Michael Graves in his library

Architects have a love-hate relationship with fashion. On the one hand, becoming fashionable can catapult an architect’s career, bringing not only recognition but also, more importantly, commissions. But fashion giveth, and fashion taketh away, and becoming unfashionable can stop a career in its tracks. Philip Johnson, always with one finger to the winds of fashion, dealt with its fickleness by embracing it: moving from Miesian modernism, to ersatz classicism, to postmodernism, to deconstructivism. See his compound—architectural zoo?—at New Canaan. But most architects have deeper convictions than Johnson, even when fashion abandons them.

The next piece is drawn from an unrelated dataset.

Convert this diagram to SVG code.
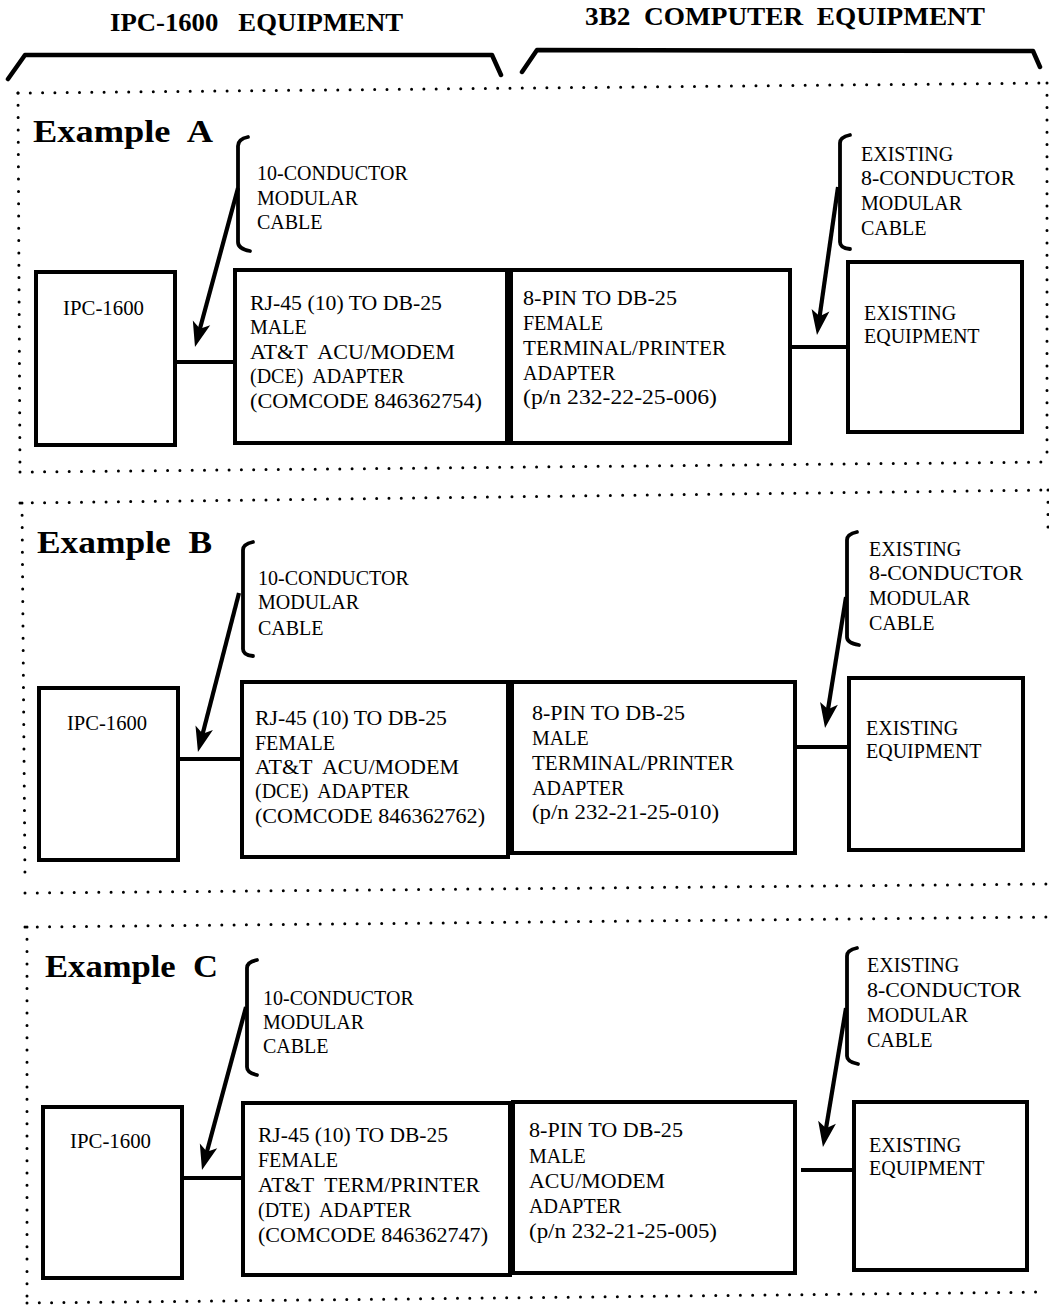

Steadfastness can lead to obscurity, as it did to Paul Rudolph, or it can be rewarded, as in the case of I. M. Pei, who remained a modernist throughout the postmodern and deconstructivist periods, and lived long enough to see his steadiness vindicated. Michael Graves, similarly has stuck to his guns. Catching the brass ring during the heady days of postmodernism, he never abandoned his personal style—a stylized version of classicism—despite the general opprobrium with which postmodernism was dismissed by the critics and the academy. Graves has just been awarded the 2012 Driehaus Prize.

Full disclosure: I am a member of the Driehaus Prize jury.